Thinking aloud on this one. Or writing aloud, whatever.
My office is right in the middle of downtown Lancaster, and on Tuesdays and Fridays I’m over at market - Meck’s, mostly - and down to the bank or the drugstore or even the pawn shop at the end of the block down by Prince Street, looking for cheap guitars. And it’s all perfectly safe, I’ve never felt otherwise. My experience of “city life” is, well, fine.
But I don’t live in the neighborhoods. And depending on which city neighborhood you live in, your mileage may vary considerably.
One woman I work with who lives not too far from Manor Street now carries and industrial-strength pepper spray canister and has been out at the shooting range with her .38. And if that seems a bit paranoid, you should perhaps hear her stories. Drug dealing going on right out in the open, gunshots on a regular basis.
That may be a worst-case scenario, and indeed her neighborhood may qualify as one of the worst in the city. Then again, reading citydweller’s comments in this thread, you think, well, it isn’t isolated in the “bad” neighborhoods. Because I know where he lives, and while it may not be swank, it is indeed right in the heart of “revitalized” Lancaster. But I also get my hair cut on the same block and the guy who owns the shop tells tales that make it stand on end.
Statistics show things are getting worse, and since the beginning of May, in particular, it’s as if Lancaster has become a shooting gallery. The guy who shot his ex-girlfriend and four members of her family last weekend. A man shot in the head on Church Street at 4:15 a.m. last Saturday morning. The Days Inn shooting; the Days Inn is techically in Manheim Township, but for all intents and purposes may as well be in the city, and the shooter and all three victims were from the city. Donte Hammond, shot and killed on Juniata Street May 7; a 2-year-old girl wounded. A shooting on South Prince Street and another on New Dorwart Street, both on May 5. A woman shot on Almanac Avenue May 1.
Ironically, on May 8 an article ran in which city officials said they were “fed up” with the shootings. In the six months prior to may, the piece reported, there had been 21 shootings in the city, with four dead.
If anything, it seems as if the pace of the violence has quickened since city officials announced they were ”fed up.”
City officials, the mayor, maybe the police chief, are sensitive I think to the idea that the city is a shooting gallery. It isn’t. As I mentioned at the outset, it isn’t like you walk the streets of the downtown looking over your shoulder, waiting for someone to bust off a few shots.
They’re concerned, obviously, that an erroneous perception creates an image of Lancaster as the Wild West, which will be detrimental to attracting additional economic development - in the area of the convention center and everywhere else.
Yet at the same time - it’s more than just a perception. Something is happening here, and most disconcerting about the Era article today was that officials can’t really put their finger on exactly what it is. When they can’t do that, they can’t solve the problem. Which does indeed mean it’s out of control.

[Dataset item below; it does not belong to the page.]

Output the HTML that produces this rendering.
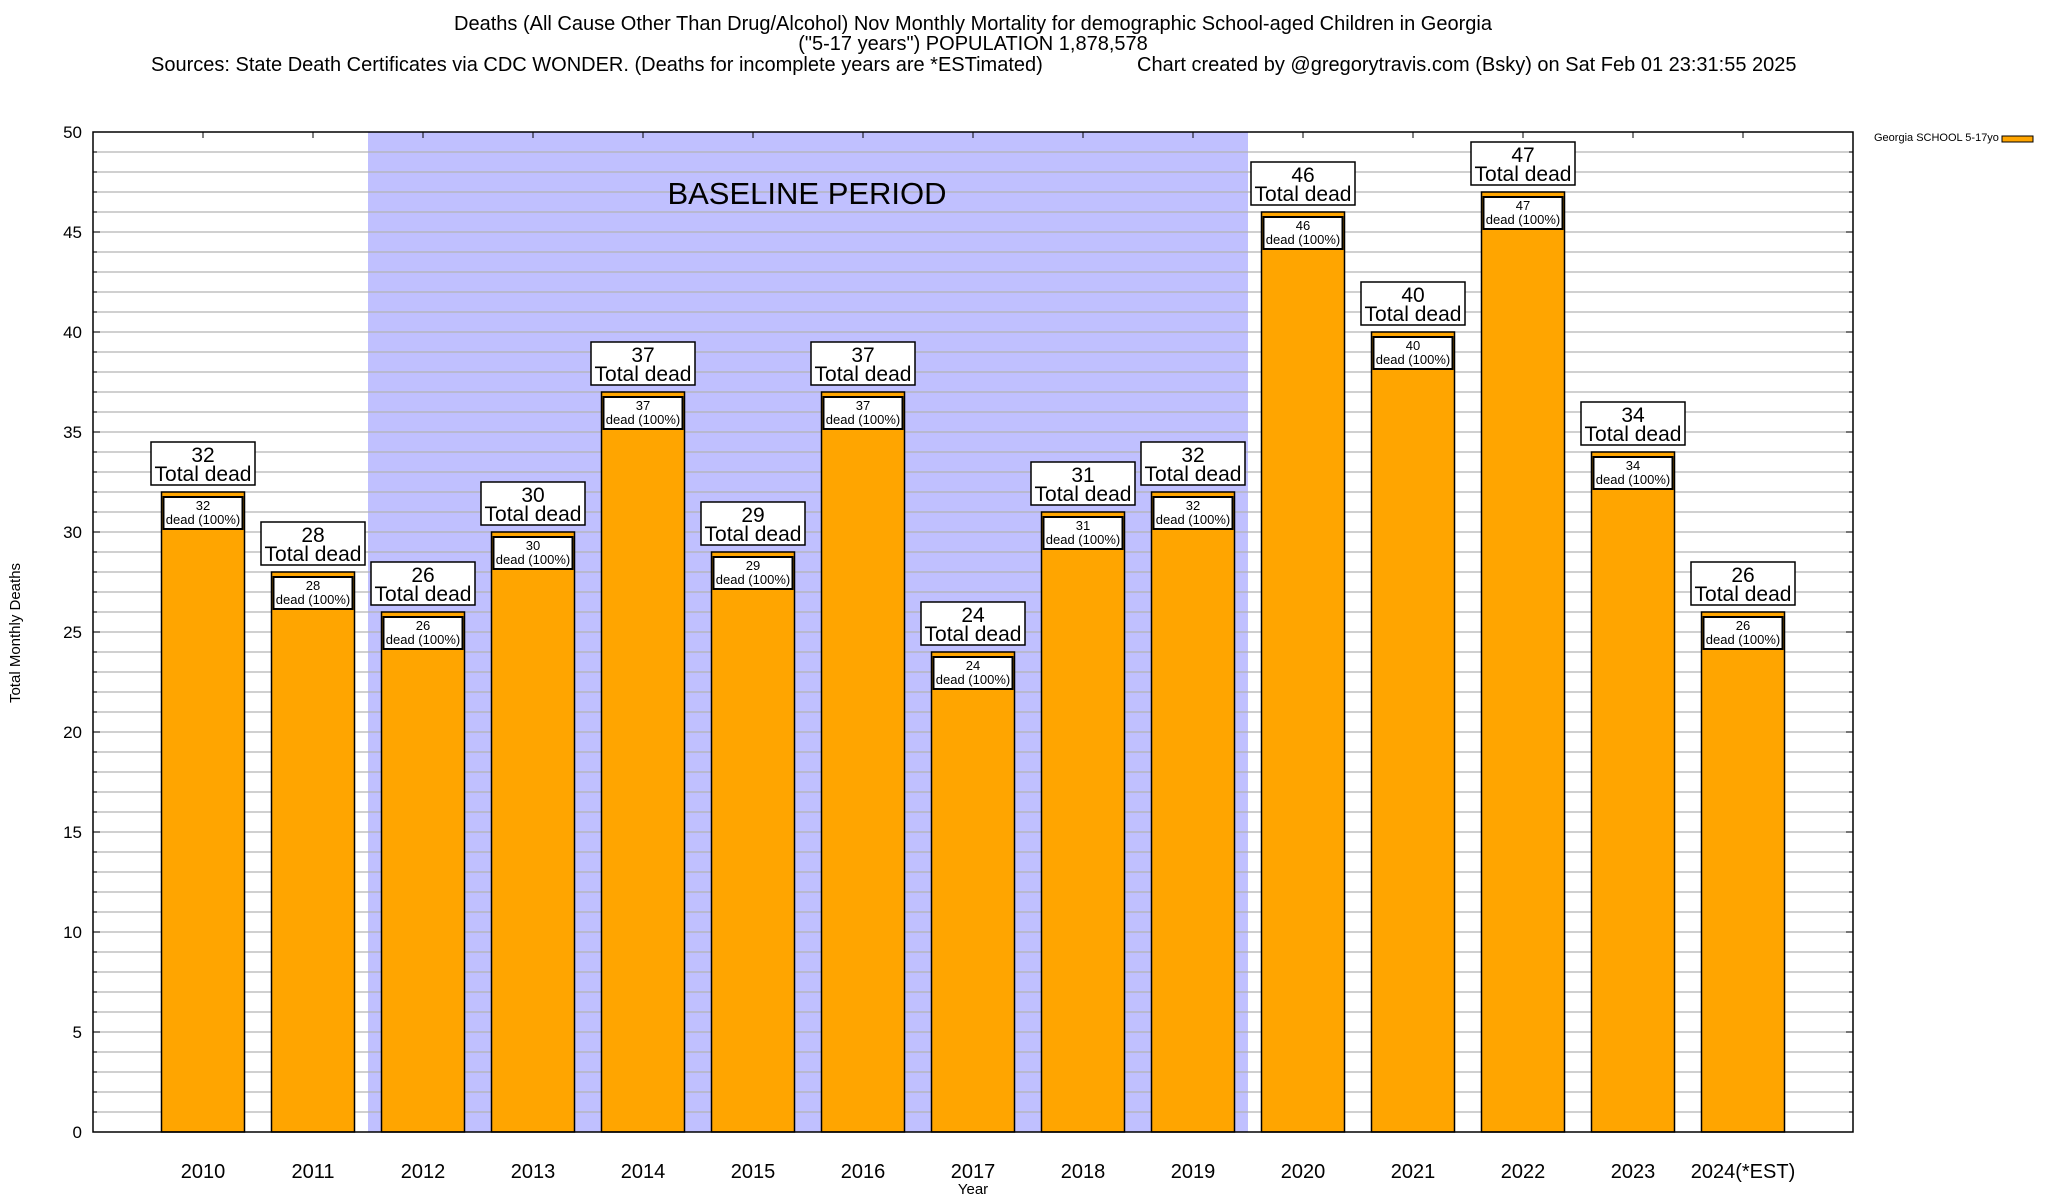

We talk about guns, we talk about gangs. But in his LOL post, I think citydweller is absolutely right - this is a class issue. It’s a race issue to the extent that the blacks and Latinos doing the shootings are of the underclass. Essentially, you have a tremendous amount of poor Latino and to a lesser extent black families in the city, you have children having children, you have fathers who are not around and thus kids who are growing up without any paternal role models - Daniel Patrick Moynihan wrote about all of this 42 years ago. It’s still happening. We really don’t talk about it.
At the same time, drugs are obviously a factor - so too, I suspect, is the perception among those from Philly or Baltimore that Lancaster is a podunk town, ripe for the picking. There have been a significant number of people from Philadelphia involved in shootings here. Philadelphia has more homicides this year than New York, Chicago or Los Angeles. Maybe we’re becoming a “bedroom community” in more ways than one.
I’m going to write about this for the print edition this week, maybe the perception versus reality aspect. It is the topic du jour, these shootings just keep on happening and the summer’s only just begun. It is going to be a long, hot one.